According to the standard frame technique the booms or hoisting cranes consist of welded frame structures of a fixed cross-section. Where long structural components are concerned, these long booms can be sub-divided in length direction into shorter pieces which have to be mutually coupled. Although these pieces are transportable, the large cross-section remains a problem, on the one hand one of large volume during transport and on the other one of limiting the cross- section in respect of the permissible height and width of normal road transport, whereby a limitation of the boom strength is determined.

The invention has for its object to obviate the above stated drawbacks and provides for this purpose a frame structure which is distinguished in that the frame sections are coupled to each other for mutual pivoting by means of a pivot member between the transverse profiles of the one section and the longitudinal profiles of the other section.

Owing to the pivot construction between the frame sections it is possible to make the cross-section of a hoisting boom smaller during transport.
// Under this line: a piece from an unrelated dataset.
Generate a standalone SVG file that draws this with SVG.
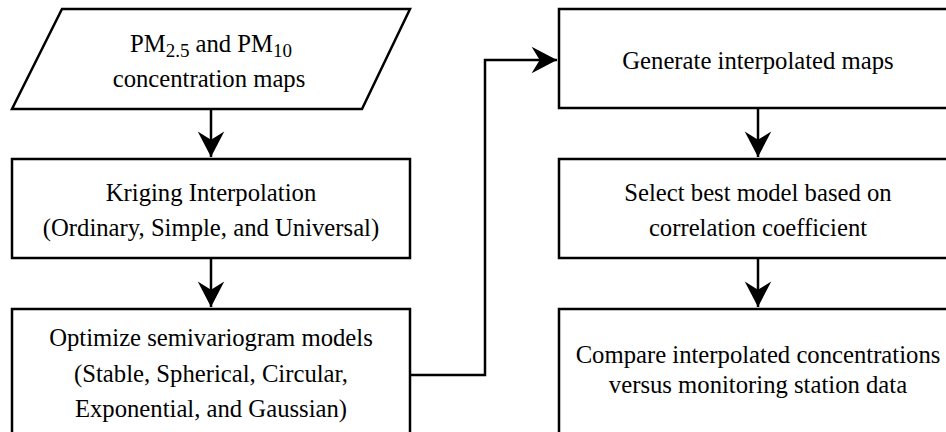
<svg xmlns="http://www.w3.org/2000/svg" width="946" height="432" viewBox="0 0 946 432">
<style>
.shape{fill:#fff;stroke:#000;stroke-width:2.5}
.conn{fill:none;stroke:#000;stroke-width:2.5}
.t text{font-size:24.7px;fill:#000;text-anchor:middle}
.sub{font-size:19px}
</style>
<defs>
<marker id="arr" markerUnits="userSpaceOnUse" markerWidth="30" markerHeight="30" viewBox="-24 -13 26 26" refX="0" refY="0" orient="auto" overflow="visible">
<path d="M0,0 L-22,-11.5 L-15,0 L-22,11.5 Z" fill="#000"/>
</marker>
</defs>
<rect width="946" height="432" fill="#fff"/>
<g id="connectors">
<line class="conn" x1="211" y1="109" x2="211" y2="157" marker-end="url(#arr)"/>
<line class="conn" x1="211" y1="258" x2="211" y2="307" marker-end="url(#arr)"/>
<polyline class="conn" points="410,375 485,375 485,60 557,60" marker-end="url(#arr)"/>
<line class="conn" x1="758" y1="108" x2="758" y2="157" marker-end="url(#arr)"/>
<line class="conn" x1="758" y1="258" x2="758" y2="307" marker-end="url(#arr)"/>
</g>
<g class="t" font-family="'Liberation Serif', 'Times New Roman', 'DejaVu Serif', serif">
<g id="node-input">
<polygon class="shape" points="62,9 410,9 362,109 12,109"/>
<text x="211" y="52">PM<tspan class="sub" dy="5">2.5</tspan><tspan dy="-5"> and PM</tspan><tspan class="sub" dy="5">10</tspan></text>
<text x="209" y="87">concentration maps</text>
</g>
<g id="node-kriging">
<rect class="shape" x="12" y="159" width="398" height="99"/>
<text x="211" y="201">Kriging Interpolation</text>
<text x="211" y="236">(Ordinary, Simple, and Universal)</text>
</g>
<g id="node-optimize">
<rect class="shape" x="12" y="309" width="398" height="140"/>
<text x="211" y="346">Optimize semivariogram models</text>
<text x="211" y="382">(Stable, Spherical, Circular,</text>
<text x="211" y="417">Exponential, and Gaussian)</text>
</g>
<g id="node-generate">
<rect class="shape" x="559" y="9" width="400" height="99"/>
<text x="758" y="69">Generate interpolated maps</text>
</g>
<g id="node-select">
<rect class="shape" x="559" y="159" width="400" height="99"/>
<text x="758" y="201">Select best model based on</text>
<text x="758" y="236">correlation coefficient</text>
</g>
<g id="node-compare">
<rect class="shape" x="559" y="309" width="400" height="140"/>
<text x="758" y="363">Compare interpolated concentrations</text>
<text x="758" y="393">versus monitoring station data</text>
</g>
</g>
</svg>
Not only can the transport volume be hereby reduced to about a quarter or less of the operational cross-section, but the invention also makes it possible to make very many boom cross- sections from basic side sections, depending on the desired boom strength. By forming the cross-section of the boom as a random polygon of for instance triangle to dodecagon or any other random prism, the cross-section can be made larger than the permissible transport cross- section.

The collapsible frame structure is also important when the required transport and construction time is

greater than the hoisting operation time. There is moreover less risk of damage during transport.
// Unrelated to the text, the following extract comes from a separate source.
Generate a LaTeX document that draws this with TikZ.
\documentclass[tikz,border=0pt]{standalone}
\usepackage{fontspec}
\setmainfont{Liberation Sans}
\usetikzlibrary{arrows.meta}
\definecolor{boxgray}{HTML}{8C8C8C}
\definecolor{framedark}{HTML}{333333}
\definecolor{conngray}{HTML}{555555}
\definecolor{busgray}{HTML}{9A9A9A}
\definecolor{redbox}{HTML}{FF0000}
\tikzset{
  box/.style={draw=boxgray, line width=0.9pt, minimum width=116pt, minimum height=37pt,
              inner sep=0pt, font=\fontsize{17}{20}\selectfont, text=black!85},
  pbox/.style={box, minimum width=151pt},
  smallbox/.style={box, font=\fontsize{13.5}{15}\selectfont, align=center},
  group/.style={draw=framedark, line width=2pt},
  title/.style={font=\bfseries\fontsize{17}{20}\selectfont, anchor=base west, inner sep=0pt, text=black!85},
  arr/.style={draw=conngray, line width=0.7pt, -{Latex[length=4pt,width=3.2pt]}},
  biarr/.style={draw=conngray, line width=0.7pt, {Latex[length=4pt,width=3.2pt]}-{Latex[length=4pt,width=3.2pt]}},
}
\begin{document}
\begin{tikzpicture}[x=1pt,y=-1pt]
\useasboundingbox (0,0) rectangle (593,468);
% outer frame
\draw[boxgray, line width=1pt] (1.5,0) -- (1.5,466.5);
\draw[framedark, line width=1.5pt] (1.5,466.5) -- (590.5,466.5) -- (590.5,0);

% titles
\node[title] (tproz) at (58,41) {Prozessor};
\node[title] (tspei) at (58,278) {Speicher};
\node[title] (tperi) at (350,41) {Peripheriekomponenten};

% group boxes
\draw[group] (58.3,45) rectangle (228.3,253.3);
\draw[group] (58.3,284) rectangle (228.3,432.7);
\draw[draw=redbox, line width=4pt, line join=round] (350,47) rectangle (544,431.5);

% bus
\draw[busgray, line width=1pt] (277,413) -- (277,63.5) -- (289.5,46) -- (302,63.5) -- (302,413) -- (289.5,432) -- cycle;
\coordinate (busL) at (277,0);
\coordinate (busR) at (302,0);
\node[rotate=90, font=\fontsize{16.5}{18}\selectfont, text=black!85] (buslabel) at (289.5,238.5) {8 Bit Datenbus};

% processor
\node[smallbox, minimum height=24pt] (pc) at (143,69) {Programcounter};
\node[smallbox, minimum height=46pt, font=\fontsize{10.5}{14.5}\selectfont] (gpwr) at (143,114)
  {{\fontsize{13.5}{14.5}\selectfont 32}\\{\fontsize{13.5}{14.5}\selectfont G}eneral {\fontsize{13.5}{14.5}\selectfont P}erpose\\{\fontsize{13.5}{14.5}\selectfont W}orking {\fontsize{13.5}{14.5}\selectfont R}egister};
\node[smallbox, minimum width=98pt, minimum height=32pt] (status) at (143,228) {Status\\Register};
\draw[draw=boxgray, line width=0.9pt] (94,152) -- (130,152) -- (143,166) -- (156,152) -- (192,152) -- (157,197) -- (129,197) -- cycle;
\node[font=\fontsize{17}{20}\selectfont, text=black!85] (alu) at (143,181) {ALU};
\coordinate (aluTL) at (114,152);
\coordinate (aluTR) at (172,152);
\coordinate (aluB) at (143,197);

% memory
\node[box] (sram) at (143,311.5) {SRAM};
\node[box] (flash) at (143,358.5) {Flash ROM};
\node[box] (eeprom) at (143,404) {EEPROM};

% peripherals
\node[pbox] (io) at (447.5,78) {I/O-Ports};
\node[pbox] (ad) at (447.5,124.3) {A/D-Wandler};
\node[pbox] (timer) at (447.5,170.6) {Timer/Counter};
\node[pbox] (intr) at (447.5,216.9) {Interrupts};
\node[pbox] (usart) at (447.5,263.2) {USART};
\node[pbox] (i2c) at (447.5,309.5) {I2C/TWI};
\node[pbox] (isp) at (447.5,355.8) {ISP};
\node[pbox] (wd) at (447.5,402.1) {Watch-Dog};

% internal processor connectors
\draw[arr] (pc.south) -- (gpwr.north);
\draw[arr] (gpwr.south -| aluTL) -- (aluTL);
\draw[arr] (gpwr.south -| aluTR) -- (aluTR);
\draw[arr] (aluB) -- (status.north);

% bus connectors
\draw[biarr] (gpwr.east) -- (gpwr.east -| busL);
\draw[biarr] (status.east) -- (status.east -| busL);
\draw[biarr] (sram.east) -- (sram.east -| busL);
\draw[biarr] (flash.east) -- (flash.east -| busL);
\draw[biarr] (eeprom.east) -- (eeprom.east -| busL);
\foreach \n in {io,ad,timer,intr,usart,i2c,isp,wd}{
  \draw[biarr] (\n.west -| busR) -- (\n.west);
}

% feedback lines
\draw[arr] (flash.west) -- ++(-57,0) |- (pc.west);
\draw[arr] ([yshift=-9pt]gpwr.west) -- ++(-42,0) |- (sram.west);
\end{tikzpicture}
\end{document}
The invention is further elucidated in the figure description hereinbelow with reference to a drawing. In the drawing: fig. 1 shows a top view of a spread structure of side walls for a hexagonal boom part, fig. 2 shows a front view of the collapsed side walls of the hexagonal boom part of fig. 1, fig. 3 shows a cross-section of the hexagonal boom part of fig. 1 in the operational situation, fig. 4 is a front view of the spread frame structure of fig. 1, fig. 5a-5d show a front view of a triangular boom part, respectively in collapsed situation, respectively in spread position in top view, fig. 6a-c show a front view of a square boom part, respectively in collapsed situation, respectively in spread position in top view, fig. 7 shows a front view of a hexagonal boom part, respectively in collapsed situation, respectively in spread position in top view, fig. 8 shows a front view of an octagonal boom part, respectively in collapsed situation, respectively in spread position in top view, fig. 9 shows a front view of a dodecagonal boom part, respectively in collapsed situation, respectively in spread position in top view, fig. 10 shows an embodiment of a boom part with a hexagonal cross-section which has greater torsional stiffness than that of fig. 7.

The boom part shown schematically in fig. 1 consists of six practically identical boom side sections, each consisting of a longitudinal profile 1, each of which is provided with an even number of transverse profiles 2. On the end of each longitudinal profile 1 is situated a connecting member 3,4 so that a number of boom parts can be connected to each other mutually in line so as to obtain a longer structural part.

The frame sections are mutually connected with pivots 5, for which purpose each pivot is embodied as a tubular sleeve which is welded to two transverse profiles 2 at each position where these come together, and which tubular sleeve 5 is rotatable round the adjacent longitudinal profile and is enclosed by flanges 5'so that the tubular sleeve cannot slide along the profile.

Each tubular sleeve 5 can be divided and consist of two half-shells for mutual connection, see on the right in fig. 4, such that assembly of the frame structure is considerably simplified and wherein the number of sections can be increased and the cross-section therefore enlarged, compare fig. 3 to fig. 9.

Inside the assembled spatial structure can be arranged transverse connecting profiles 6 which are connected to the longitudinal profiles 1 and herein cross over one or more other longitudinal profiles 1, thus creating cross-sectionally triangular, statically stable transverse profiles.

Fig. 5 shows a frame structure with three sections which form a triangle in cross-section. Fig. 6 shows four sections which form a square. Fig. 8 shows an octagon consisting of two structural parts 6c, while fig. 9 shows a dodecagonal frame boom consisting of two hexagons as according to fig. 7.

Fig. 10 shows a boom construction with torsional stiffness, wherein the transverse profiles come to lie mutually in line. The longitudinal profiles are mutually shifted half a pitch for this purpose.

The dimensions of the side sections are preferably such that in the collapsed position they fit into a normal container of 6 or 12 metres, whereby particularly transport over water can take place more compactly in safer and simpler manner.

As elucidated above, the invention enables the assembly from a series of standard side sections of a random strong and high boom, hoisting crane or bridge with a cross-section which in the known art cannot be transported by road.